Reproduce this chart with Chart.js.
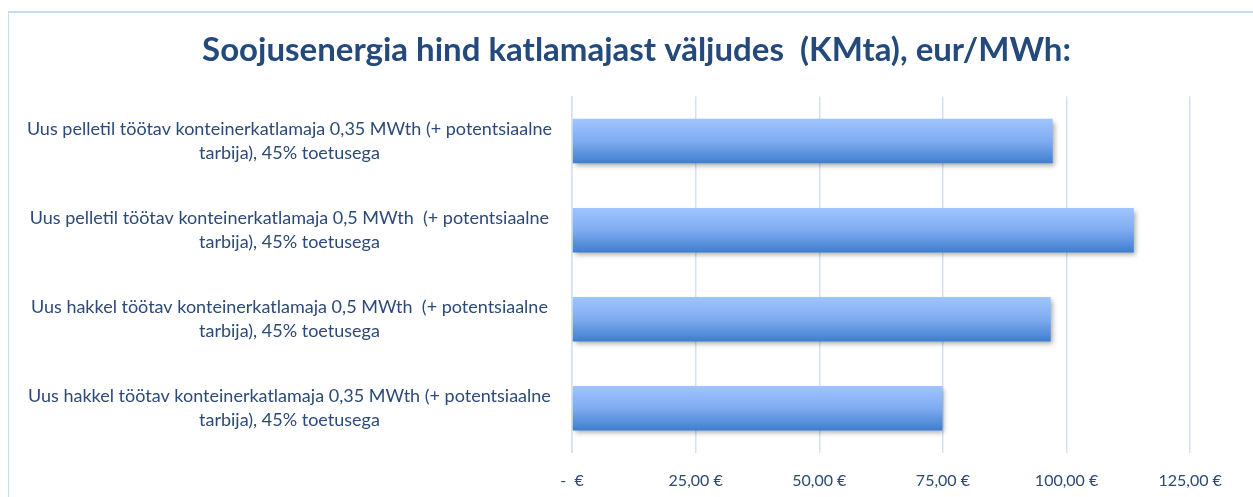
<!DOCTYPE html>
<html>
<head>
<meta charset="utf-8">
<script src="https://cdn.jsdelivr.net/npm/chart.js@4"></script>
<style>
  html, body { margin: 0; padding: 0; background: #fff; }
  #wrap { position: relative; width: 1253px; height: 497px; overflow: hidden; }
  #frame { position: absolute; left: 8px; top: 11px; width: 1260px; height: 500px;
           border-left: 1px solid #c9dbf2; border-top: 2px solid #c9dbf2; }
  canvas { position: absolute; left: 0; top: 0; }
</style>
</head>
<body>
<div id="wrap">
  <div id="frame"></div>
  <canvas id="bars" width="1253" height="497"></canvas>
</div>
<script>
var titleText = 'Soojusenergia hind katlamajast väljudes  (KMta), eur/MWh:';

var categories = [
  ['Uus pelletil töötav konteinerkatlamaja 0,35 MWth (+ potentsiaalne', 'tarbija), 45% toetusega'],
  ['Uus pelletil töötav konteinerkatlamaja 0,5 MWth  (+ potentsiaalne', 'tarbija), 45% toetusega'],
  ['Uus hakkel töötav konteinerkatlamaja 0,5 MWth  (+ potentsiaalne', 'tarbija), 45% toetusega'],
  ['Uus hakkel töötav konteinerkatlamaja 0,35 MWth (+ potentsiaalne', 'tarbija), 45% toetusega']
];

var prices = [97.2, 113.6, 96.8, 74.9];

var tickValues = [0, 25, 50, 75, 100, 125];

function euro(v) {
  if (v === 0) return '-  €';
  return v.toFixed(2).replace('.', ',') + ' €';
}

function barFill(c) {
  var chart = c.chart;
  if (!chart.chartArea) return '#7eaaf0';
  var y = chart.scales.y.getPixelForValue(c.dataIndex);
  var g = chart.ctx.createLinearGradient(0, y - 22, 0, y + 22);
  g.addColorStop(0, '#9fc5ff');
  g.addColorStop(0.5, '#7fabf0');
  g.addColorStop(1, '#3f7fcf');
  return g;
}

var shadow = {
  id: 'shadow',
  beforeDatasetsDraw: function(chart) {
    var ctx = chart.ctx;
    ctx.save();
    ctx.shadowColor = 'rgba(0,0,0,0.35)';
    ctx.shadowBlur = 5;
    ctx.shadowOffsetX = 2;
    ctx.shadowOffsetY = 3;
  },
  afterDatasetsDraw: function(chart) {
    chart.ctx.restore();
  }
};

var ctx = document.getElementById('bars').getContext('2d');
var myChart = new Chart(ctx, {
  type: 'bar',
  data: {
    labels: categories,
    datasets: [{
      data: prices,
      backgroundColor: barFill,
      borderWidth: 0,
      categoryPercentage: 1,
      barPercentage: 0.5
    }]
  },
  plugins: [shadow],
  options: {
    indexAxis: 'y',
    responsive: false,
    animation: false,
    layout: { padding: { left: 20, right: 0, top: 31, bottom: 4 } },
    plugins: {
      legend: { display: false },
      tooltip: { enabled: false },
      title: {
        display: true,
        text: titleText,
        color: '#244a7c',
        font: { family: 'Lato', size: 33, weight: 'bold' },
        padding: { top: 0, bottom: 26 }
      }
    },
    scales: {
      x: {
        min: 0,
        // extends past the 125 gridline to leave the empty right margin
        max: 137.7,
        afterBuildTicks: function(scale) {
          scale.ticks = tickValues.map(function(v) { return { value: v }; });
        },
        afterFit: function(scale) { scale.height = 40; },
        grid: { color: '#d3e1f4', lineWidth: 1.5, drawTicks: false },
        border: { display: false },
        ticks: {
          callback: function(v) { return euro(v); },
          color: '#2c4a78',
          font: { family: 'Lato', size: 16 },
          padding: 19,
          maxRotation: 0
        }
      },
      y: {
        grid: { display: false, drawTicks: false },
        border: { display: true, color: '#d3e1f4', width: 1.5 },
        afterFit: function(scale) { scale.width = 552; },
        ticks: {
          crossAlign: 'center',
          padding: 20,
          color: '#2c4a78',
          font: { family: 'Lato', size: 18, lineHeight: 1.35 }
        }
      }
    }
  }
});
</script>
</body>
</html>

--

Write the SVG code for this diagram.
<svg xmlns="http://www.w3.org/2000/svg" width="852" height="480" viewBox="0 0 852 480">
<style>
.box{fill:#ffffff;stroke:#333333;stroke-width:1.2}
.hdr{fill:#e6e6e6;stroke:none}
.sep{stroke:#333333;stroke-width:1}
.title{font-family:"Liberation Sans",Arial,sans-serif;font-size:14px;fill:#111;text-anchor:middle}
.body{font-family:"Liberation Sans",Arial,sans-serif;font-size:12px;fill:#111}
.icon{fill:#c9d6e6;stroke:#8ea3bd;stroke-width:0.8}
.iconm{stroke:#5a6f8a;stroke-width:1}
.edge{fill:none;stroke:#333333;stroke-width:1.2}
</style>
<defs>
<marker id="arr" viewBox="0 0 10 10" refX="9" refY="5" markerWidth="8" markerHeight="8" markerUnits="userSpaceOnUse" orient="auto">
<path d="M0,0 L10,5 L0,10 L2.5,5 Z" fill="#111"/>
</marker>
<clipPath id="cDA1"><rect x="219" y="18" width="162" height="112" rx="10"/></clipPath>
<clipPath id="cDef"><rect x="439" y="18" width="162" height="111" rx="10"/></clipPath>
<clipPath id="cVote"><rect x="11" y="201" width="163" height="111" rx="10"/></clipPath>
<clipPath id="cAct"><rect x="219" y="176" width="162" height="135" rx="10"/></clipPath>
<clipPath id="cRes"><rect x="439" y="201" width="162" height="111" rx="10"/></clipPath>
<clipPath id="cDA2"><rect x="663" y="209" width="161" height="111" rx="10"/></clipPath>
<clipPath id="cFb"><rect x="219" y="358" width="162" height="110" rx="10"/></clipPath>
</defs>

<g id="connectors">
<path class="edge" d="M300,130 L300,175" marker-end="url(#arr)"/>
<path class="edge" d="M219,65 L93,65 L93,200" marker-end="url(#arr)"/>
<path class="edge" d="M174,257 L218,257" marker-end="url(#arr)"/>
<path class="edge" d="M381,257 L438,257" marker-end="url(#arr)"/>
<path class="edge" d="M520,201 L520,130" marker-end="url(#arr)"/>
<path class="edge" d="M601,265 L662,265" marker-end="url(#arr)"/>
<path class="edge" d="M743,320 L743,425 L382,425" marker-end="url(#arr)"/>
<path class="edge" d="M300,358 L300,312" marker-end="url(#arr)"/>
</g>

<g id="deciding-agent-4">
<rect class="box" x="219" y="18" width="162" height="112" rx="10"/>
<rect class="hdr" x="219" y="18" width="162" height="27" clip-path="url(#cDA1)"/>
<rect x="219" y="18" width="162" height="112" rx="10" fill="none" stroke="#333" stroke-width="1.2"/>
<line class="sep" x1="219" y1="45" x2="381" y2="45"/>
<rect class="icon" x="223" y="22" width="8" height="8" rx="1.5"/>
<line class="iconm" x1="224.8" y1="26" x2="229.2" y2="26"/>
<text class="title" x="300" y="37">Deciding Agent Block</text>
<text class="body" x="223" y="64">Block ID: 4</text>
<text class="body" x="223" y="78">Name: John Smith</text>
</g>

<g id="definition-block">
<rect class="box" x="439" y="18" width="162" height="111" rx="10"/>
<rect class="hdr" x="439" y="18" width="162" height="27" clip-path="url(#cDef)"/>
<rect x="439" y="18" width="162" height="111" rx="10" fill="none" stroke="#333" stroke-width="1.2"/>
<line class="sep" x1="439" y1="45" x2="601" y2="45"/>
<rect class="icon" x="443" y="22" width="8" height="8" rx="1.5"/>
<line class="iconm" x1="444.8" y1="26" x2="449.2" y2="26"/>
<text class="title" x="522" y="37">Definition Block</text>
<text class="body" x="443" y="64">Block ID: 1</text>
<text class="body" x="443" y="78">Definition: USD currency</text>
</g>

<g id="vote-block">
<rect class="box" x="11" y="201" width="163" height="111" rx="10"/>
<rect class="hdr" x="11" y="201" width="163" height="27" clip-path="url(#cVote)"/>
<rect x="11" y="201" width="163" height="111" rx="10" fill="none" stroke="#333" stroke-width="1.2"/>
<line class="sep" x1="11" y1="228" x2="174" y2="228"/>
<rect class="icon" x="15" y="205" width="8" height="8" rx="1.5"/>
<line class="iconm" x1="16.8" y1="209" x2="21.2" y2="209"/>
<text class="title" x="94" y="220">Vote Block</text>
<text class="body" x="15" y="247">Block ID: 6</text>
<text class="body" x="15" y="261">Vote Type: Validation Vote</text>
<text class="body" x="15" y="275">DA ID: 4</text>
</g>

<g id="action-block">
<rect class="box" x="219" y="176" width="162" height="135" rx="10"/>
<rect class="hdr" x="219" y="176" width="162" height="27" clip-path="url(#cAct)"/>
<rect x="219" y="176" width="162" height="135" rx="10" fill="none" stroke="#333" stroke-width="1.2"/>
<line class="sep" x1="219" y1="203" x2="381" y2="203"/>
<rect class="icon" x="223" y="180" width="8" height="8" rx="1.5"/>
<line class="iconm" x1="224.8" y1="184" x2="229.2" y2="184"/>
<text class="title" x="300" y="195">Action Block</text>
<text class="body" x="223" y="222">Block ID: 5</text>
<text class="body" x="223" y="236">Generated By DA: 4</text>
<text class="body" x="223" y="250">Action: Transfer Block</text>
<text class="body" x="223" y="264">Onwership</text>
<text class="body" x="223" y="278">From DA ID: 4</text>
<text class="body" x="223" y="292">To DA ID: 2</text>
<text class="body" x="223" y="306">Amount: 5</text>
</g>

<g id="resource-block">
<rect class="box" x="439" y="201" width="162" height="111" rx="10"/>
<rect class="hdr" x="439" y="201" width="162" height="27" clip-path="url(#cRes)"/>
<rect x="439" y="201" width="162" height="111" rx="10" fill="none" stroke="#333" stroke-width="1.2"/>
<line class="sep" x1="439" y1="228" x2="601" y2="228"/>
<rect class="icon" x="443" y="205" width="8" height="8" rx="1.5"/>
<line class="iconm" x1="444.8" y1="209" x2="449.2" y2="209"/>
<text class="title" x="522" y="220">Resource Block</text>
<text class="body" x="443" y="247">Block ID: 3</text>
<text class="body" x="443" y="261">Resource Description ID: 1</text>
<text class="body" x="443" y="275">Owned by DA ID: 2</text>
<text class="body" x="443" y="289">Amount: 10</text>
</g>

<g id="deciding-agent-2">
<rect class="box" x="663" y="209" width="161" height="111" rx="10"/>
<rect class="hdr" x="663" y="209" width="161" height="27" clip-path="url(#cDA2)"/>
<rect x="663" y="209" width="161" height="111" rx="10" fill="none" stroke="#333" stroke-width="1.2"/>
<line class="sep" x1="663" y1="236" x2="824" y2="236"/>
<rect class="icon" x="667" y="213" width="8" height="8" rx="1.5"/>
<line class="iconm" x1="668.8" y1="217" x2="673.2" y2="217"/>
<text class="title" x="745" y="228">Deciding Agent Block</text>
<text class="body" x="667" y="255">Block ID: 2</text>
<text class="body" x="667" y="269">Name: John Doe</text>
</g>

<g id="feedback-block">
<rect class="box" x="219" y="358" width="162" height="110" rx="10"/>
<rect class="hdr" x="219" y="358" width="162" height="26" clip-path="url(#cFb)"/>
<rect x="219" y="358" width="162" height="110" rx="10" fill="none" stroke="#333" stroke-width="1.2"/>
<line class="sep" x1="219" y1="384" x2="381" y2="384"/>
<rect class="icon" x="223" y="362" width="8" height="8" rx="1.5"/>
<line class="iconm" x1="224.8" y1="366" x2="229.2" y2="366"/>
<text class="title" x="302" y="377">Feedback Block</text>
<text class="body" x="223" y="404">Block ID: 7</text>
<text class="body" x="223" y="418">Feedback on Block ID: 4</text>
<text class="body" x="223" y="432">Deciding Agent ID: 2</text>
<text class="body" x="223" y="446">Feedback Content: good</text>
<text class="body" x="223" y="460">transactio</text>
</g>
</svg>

■ Request ■
Copy in full each line that holds the word "this".

■ Exercise solution ■
Reproduce this chart with Chart.js.
Write the SVG code for this diagram.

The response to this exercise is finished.